DfE recognises need for balanced home and school learning approaches


Reopening schools will need to strike a careful balance between school and home learning to ensure that the quality of education being delivered is not impacted, the Department for Education has said.

The department has recognised that the quality of home education could be impacted if teachers are required to develop both classroom lesson plans and other resources for those learning remotely.

While recognising that high quality home learning has been delivered by many schools throughout the coronavirus pandemic to date, new guidance suggests that reopening schools could pose difficulties.

The government has outlined its initial plans for some year groups to return to school, albeit with several safety precautions in place.

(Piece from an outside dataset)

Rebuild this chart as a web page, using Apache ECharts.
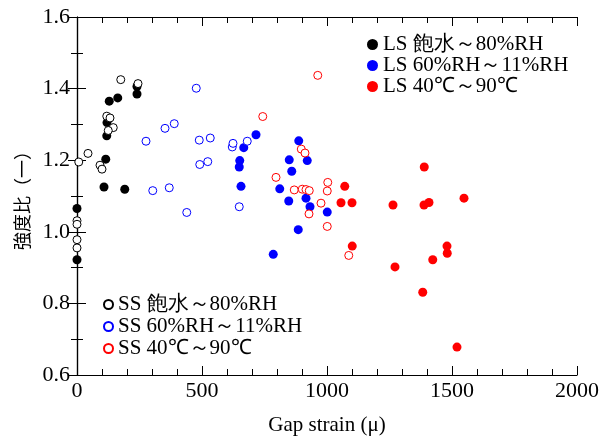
<!DOCTYPE html>
<html>
<head>
<meta charset="utf-8">
<script src="https://cdn.jsdelivr.net/npm/echarts@6/dist/echarts.min.js"></script>
<style>
  html, body { margin: 0; padding: 0; background: #fff; }
  #chart { width: 616px; height: 441px; }
</style>
</head>
<body>
<div id="chart"></div>
<script>
// [gap strain, strength ratio]
var lsSat = [[129,1.365],[163,1.374],[240,1.406],[240,1.385],[120,1.305],[119,1.268],[115,1.203],
  [108,1.125],[191,1.119],[0,1.065],[0,0.922]];
var lsMid = [[716,1.271],[667,1.235],[651,1.199],[649,1.181],[656,1.127],[785,0.937],[887,1.254],
  [849,1.201],[921,1.199],[859,1.169],[811,1.120],[847,1.086],[916,1.094],[932,1.070],[1001,1.055],[885,1.006]];
var lsHot = [[1389,1.181],[1071,1.127],[1056,1.081],[1100,1.081],[1264,1.075],[1388,1.075],[1408,1.082],
  [1548,1.094],[1101,0.960],[1480,0.960],[1481,0.940],[1423,0.922],[1272,0.902],[1383,0.831],[1520,0.678]];
var ssSat = [[175,1.425],[244,1.414],[119,1.323],[132,1.318],[145,1.291],[125,1.283],[44,1.219],[7,1.195],
  [92,1.186],[100,1.175],[0,1.031],[0,1.021],[0,0.978],[0,0.955]];
var ssMid = [[477,1.401],[389,1.302],[352,1.289],[276,1.253],[489,1.256],[533,1.262],[621,1.237],[624,1.247],
  [681,1.253],[491,1.188],[523,1.196],[303,1.115],[369,1.123],[439,1.054],[649,1.070]];
var ssHot = [[963,1.437],[743,1.322],[796,1.152],[897,1.231],[912,1.220],[869,1.117],[901,1.119],[916,1.118],
  [929,1.115],[1003,1.138],[1001,1.114],[976,1.080],[928,1.050],[1001,1.015],[1087,0.934]];

var lsNames = ['LS 飽水～80%RH', 'LS 60%RH～11%RH', 'LS 40℃～90℃'];
var ssNames = ['SS 飽水～80%RH', 'SS 60%RH～11%RH', 'SS 40℃～90℃'];
var colors = ['#000000', '#0000ff', '#ff0000'];

var font = 'Liberation Serif';

function filled(name, data, c) {
  return { name: name, type: 'scatter', data: data, symbol: 'circle', symbolSize: 9,
    itemStyle: { color: c, opacity: 1 }, xAxisIndex: 0, yAxisIndex: 0 };
}
function open(name, data, c) {
  return { name: name, type: 'scatter', data: data, symbol: 'circle', symbolSize: 8,
    itemStyle: { color: '#fff', borderColor: c, borderWidth: 1, opacity: 1 }, xAxisIndex: 0, yAxisIndex: 0 };
}

var chart = echarts.init(document.getElementById('chart'));

var tickCommon = { show: true, inside: true, length: 9, lineStyle: { color: '#000', width: 1 } };
var minorCommon = { show: true, length: 6, lineStyle: { color: '#000', width: 1 } };
var labelRich = { t: { fontFamily: font, fontSize: 22, color: '#000' } };

var option = {
  backgroundColor: '#fff',
  animation: false,
  textStyle: { fontFamily: font },
  grid: { left: 77, right: 39, top: 17, bottom: 64 },
  legend: [{
    data: lsNames, orient: 'vertical', left: 362, top: 29,
    itemWidth: 11, itemHeight: 11, itemGap: 0, icon: 'circle',
    textStyle: { fontFamily: font, fontSize: 21, color: '#000', lineHeight: 21 }
  }, {
    data: ssNames, orient: 'vertical', left: 98, top: 289,
    itemWidth: 9, itemHeight: 9, itemGap: 1, icon: 'circle',
    textStyle: { fontFamily: font, fontSize: 21, color: '#000', lineHeight: 21 }
  }],
  xAxis: [{
    type: 'value', min: 0, max: 2000, interval: 500, position: 'bottom',
    name: 'Gap strain (μ)', nameLocation: 'middle', nameGap: 40,
    nameTextStyle: { fontFamily: font, fontSize: 21, color: '#000' },
    axisLine: { show: true, lineStyle: { color: '#000', width: 1.2 } },
    axisTick: tickCommon, minorTick: Object.assign({ splitNumber: 5 }, minorCommon),
    axisLabel: { fontFamily: font, fontSize: 22, color: '#000', margin: 5, rich: labelRich,
      formatter: function (v) { return '{t|' + v + '}'; } },
    splitLine: { show: false }
  }, {
    type: 'value', min: 0, max: 2000, interval: 500, position: 'top',
    axisLine: { show: true, lineStyle: { color: '#000', width: 1.2 } },
    axisTick: tickCommon, minorTick: Object.assign({ splitNumber: 5 }, minorCommon),
    axisLabel: { show: false }, splitLine: { show: false }
  }],
  yAxis: [{
    type: 'value', min: 0.6, max: 1.6, interval: 0.2, position: 'left',
    name: '強度比（一）', nameLocation: 'middle', nameGap: 46, nameRotate: 90,
    nameTextStyle: { fontFamily: 'Noto Sans CJK JP', fontSize: 18, color: '#000' },
    axisLine: { show: true, lineStyle: { color: '#000', width: 1.2 } },
    axisTick: tickCommon, minorTick: Object.assign({ splitNumber: 2 }, minorCommon),
    axisLabel: { fontFamily: font, fontSize: 22, color: '#000', margin: 7, rich: labelRich,
      formatter: function (v) { return '{t|' + v.toFixed(1) + '}'; } },
    splitLine: { show: false }
  }, {
    type: 'value', min: 0.6, max: 1.6, interval: 0.2, position: 'right',
    axisLine: { show: true, lineStyle: { color: '#000', width: 1.2 } },
    axisTick: tickCommon, minorTick: Object.assign({ splitNumber: 2 }, minorCommon),
    axisLabel: { show: false }, splitLine: { show: false }
  }],
  series: [
    filled(lsNames[0], lsSat, colors[0]),
    filled(lsNames[1], lsMid, colors[1]),
    filled(lsNames[2], lsHot, colors[2]),
    open(ssNames[0], ssSat, colors[0]),
    open(ssNames[1], ssMid, colors[1]),
    open(ssNames[2], ssHot, colors[2])
  ]
};

chart.setOption(option);
window.addEventListener('resize', chart.resize);
</script>
</body>
</html>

However, the new guidance adds that it “may be more difficult to maintain the same level of remote education provision for pupils in year groups who are not eligible to attend”, or for other pupils who are unable to attend school for any reason.

The directive also suggests that schools should explore whether lessons that are delivered in the classroom can also be made available to those learning remotely.

Online learning provides numerous challenges, according to the National Association of Head Teachers (NAHT) union, which claims schools will need to give careful consideration to how such learning can be supported.

Nearly half of primary school teachers had used online learning platforms to set work in the early weeks after schools were closed, according to a poll by Teacher Tapp, with workbooks and worksheets also a popular option.

The NAHT has advised that schools will need to be “very mindful of the feasibility and workload implications” when it comes to balancing classroom and home provision.